## Start DATASET RECORDS

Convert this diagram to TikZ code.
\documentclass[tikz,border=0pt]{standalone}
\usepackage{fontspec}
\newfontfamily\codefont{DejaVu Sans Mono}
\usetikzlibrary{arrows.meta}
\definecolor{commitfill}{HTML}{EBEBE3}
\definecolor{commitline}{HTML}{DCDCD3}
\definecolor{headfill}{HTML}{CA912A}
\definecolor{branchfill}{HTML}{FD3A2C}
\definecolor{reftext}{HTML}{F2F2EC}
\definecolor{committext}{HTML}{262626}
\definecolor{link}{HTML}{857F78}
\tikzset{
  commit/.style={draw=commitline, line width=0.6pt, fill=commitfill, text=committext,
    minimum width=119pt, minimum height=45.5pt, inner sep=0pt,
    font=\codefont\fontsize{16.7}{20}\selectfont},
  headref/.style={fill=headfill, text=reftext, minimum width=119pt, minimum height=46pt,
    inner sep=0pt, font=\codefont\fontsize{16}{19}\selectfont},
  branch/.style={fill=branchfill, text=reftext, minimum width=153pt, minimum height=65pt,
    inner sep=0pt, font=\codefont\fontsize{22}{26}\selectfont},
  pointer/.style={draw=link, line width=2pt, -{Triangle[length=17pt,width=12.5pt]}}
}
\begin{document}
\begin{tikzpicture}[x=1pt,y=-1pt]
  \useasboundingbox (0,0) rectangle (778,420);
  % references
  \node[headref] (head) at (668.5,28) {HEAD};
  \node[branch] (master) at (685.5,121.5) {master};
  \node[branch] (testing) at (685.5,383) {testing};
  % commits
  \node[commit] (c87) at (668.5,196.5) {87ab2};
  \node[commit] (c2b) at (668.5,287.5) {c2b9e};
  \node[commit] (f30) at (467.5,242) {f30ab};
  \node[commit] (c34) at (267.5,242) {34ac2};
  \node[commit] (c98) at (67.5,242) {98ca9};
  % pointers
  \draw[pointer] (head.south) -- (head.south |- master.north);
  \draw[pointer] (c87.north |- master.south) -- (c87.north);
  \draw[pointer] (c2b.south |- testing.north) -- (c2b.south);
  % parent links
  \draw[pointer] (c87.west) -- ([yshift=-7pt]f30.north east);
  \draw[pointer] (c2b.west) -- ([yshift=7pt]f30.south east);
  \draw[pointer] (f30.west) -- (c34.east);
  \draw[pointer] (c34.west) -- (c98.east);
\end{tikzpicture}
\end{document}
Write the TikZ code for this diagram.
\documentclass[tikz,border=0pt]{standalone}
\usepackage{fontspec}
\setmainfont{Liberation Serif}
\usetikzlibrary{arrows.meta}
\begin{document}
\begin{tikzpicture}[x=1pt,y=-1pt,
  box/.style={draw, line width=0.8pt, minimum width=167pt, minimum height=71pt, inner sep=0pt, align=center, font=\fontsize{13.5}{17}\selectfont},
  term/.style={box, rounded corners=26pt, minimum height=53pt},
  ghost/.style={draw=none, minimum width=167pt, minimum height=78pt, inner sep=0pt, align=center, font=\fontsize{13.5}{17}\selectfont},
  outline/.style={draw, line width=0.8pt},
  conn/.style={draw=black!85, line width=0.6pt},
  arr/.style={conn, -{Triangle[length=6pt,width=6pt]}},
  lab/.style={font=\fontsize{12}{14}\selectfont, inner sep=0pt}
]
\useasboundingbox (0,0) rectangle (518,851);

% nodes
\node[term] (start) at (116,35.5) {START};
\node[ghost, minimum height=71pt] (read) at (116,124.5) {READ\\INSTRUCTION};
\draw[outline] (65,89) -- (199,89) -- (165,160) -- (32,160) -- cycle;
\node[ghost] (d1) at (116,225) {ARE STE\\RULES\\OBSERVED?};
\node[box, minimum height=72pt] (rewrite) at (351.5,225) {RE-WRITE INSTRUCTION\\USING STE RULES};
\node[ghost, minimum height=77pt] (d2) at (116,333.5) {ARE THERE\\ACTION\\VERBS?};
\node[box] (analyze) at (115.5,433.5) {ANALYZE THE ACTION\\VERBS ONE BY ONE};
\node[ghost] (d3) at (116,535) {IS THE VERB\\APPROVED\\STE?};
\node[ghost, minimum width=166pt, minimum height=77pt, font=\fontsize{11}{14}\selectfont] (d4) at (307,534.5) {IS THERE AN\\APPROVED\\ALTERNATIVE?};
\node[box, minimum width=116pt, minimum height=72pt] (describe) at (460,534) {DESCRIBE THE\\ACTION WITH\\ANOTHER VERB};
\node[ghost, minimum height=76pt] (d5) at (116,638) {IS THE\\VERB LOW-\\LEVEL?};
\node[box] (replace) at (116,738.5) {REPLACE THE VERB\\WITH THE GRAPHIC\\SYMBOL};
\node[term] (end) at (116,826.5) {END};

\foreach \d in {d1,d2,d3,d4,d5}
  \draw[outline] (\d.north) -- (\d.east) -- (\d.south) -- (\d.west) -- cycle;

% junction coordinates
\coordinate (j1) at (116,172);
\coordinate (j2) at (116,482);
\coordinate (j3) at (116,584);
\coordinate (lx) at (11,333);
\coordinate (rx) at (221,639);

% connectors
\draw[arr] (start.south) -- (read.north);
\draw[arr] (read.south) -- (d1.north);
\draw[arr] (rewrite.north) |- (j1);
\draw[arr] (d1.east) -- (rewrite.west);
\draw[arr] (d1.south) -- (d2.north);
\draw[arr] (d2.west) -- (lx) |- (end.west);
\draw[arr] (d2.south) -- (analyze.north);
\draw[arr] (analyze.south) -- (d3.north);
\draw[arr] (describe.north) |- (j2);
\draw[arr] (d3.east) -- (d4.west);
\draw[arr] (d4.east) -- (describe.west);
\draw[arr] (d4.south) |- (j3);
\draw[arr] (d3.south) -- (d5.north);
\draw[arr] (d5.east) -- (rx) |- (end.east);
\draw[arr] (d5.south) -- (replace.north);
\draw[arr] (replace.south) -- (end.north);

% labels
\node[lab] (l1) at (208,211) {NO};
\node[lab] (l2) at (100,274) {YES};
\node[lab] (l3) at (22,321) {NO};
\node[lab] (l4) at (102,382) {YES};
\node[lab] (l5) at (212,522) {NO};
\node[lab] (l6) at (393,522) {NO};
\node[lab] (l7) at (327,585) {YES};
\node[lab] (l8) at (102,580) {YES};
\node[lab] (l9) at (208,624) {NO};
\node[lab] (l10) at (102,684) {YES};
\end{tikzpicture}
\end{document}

## End DATASET RECORDS

Quote every entry exactly.

Convert this diagram to TikZ code.
\documentclass[tikz,border=0pt]{standalone}
\usepackage{fontspec}
\newfontfamily\codefont{DejaVu Sans Mono}
\usetikzlibrary{arrows.meta}
\definecolor{commitfill}{HTML}{EBEBE3}
\definecolor{commitline}{HTML}{DCDCD3}
\definecolor{headfill}{HTML}{CA912A}
\definecolor{branchfill}{HTML}{FD3A2C}
\definecolor{reftext}{HTML}{F2F2EC}
\definecolor{committext}{HTML}{262626}
\definecolor{link}{HTML}{857F78}
\tikzset{
  commit/.style={draw=commitline, line width=0.6pt, fill=commitfill, text=committext,
    minimum width=119pt, minimum height=45.5pt, inner sep=0pt,
    font=\codefont\fontsize{16.7}{20}\selectfont},
  headref/.style={fill=headfill, text=reftext, minimum width=119pt, minimum height=46pt,
    inner sep=0pt, font=\codefont\fontsize{16}{19}\selectfont},
  branch/.style={fill=branchfill, text=reftext, minimum width=153pt, minimum height=65pt,
    inner sep=0pt, font=\codefont\fontsize{22}{26}\selectfont},
  pointer/.style={draw=link, line width=2pt, -{Triangle[length=17pt,width=12.5pt]}}
}
\begin{document}
\begin{tikzpicture}[x=1pt,y=-1pt]
  \useasboundingbox (0,0) rectangle (778,420);
  % references
  \node[headref] (head) at (668.5,28) {HEAD};
  \node[branch] (master) at (685.5,121.5) {master};
  \node[branch] (testing) at (685.5,383) {testing};
  % commits
  \node[commit] (c87) at (668.5,196.5) {87ab2};
  \node[commit] (c2b) at (668.5,287.5) {c2b9e};
  \node[commit] (f30) at (467.5,242) {f30ab};
  \node[commit] (c34) at (267.5,242) {34ac2};
  \node[commit] (c98) at (67.5,242) {98ca9};
  % pointers
  \draw[pointer] (head.south) -- (head.south |- master.north);
  \draw[pointer] (c87.north |- master.south) -- (c87.north);
  \draw[pointer] (c2b.south |- testing.north) -- (c2b.south);
  % parent links
  \draw[pointer] (c87.west) -- ([yshift=-7pt]f30.north east);
  \draw[pointer] (c2b.west) -- ([yshift=7pt]f30.south east);
  \draw[pointer] (f30.west) -- (c34.east);
  \draw[pointer] (c34.west) -- (c98.east);
\end{tikzpicture}
\end{document}
Write the TikZ code for this diagram.
\documentclass[tikz,border=0pt]{standalone}
\usepackage{fontspec}
\setmainfont{Liberation Serif}
\usetikzlibrary{arrows.meta}
\begin{document}
\begin{tikzpicture}[x=1pt,y=-1pt,
  box/.style={draw, line width=0.8pt, minimum width=167pt, minimum height=71pt, inner sep=0pt, align=center, font=\fontsize{13.5}{17}\selectfont},
  term/.style={box, rounded corners=26pt, minimum height=53pt},
  ghost/.style={draw=none, minimum width=167pt, minimum height=78pt, inner sep=0pt, align=center, font=\fontsize{13.5}{17}\selectfont},
  outline/.style={draw, line width=0.8pt},
  conn/.style={draw=black!85, line width=0.6pt},
  arr/.style={conn, -{Triangle[length=6pt,width=6pt]}},
  lab/.style={font=\fontsize{12}{14}\selectfont, inner sep=0pt}
]
\useasboundingbox (0,0) rectangle (518,851);

% nodes
\node[term] (start) at (116,35.5) {START};
\node[ghost, minimum height=71pt] (read) at (116,124.5) {READ\\INSTRUCTION};
\draw[outline] (65,89) -- (199,89) -- (165,160) -- (32,160) -- cycle;
\node[ghost] (d1) at (116,225) {ARE STE\\RULES\\OBSERVED?};
\node[box, minimum height=72pt] (rewrite) at (351.5,225) {RE-WRITE INSTRUCTION\\USING STE RULES};
\node[ghost, minimum height=77pt] (d2) at (116,333.5) {ARE THERE\\ACTION\\VERBS?};
\node[box] (analyze) at (115.5,433.5) {ANALYZE THE ACTION\\VERBS ONE BY ONE};
\node[ghost] (d3) at (116,535) {IS THE VERB\\APPROVED\\STE?};
\node[ghost, minimum width=166pt, minimum height=77pt, font=\fontsize{11}{14}\selectfont] (d4) at (307,534.5) {IS THERE AN\\APPROVED\\ALTERNATIVE?};
\node[box, minimum width=116pt, minimum height=72pt] (describe) at (460,534) {DESCRIBE THE\\ACTION WITH\\ANOTHER VERB};
\node[ghost, minimum height=76pt] (d5) at (116,638) {IS THE\\VERB LOW-\\LEVEL?};
\node[box] (replace) at (116,738.5) {REPLACE THE VERB\\WITH THE GRAPHIC\\SYMBOL};
\node[term] (end) at (116,826.5) {END};

\foreach \d in {d1,d2,d3,d4,d5}
  \draw[outline] (\d.north) -- (\d.east) -- (\d.south) -- (\d.west) -- cycle;

% junction coordinates
\coordinate (j1) at (116,172);
\coordinate (j2) at (116,482);
\coordinate (j3) at (116,584);
\coordinate (lx) at (11,333);
\coordinate (rx) at (221,639);

% connectors
\draw[arr] (start.south) -- (read.north);
\draw[arr] (read.south) -- (d1.north);
\draw[arr] (rewrite.north) |- (j1);
\draw[arr] (d1.east) -- (rewrite.west);
\draw[arr] (d1.south) -- (d2.north);
\draw[arr] (d2.west) -- (lx) |- (end.west);
\draw[arr] (d2.south) -- (analyze.north);
\draw[arr] (analyze.south) -- (d3.north);
\draw[arr] (describe.north) |- (j2);
\draw[arr] (d3.east) -- (d4.west);
\draw[arr] (d4.east) -- (describe.west);
\draw[arr] (d4.south) |- (j3);
\draw[arr] (d3.south) -- (d5.north);
\draw[arr] (d5.east) -- (rx) |- (end.east);
\draw[arr] (d5.south) -- (replace.north);
\draw[arr] (replace.south) -- (end.north);

% labels
\node[lab] (l1) at (208,211) {NO};
\node[lab] (l2) at (100,274) {YES};
\node[lab] (l3) at (22,321) {NO};
\node[lab] (l4) at (102,382) {YES};
\node[lab] (l5) at (212,522) {NO};
\node[lab] (l6) at (393,522) {NO};
\node[lab] (l7) at (327,585) {YES};
\node[lab] (l8) at (102,580) {YES};
\node[lab] (l9) at (208,624) {NO};
\node[lab] (l10) at (102,684) {YES};
\end{tikzpicture}
\end{document}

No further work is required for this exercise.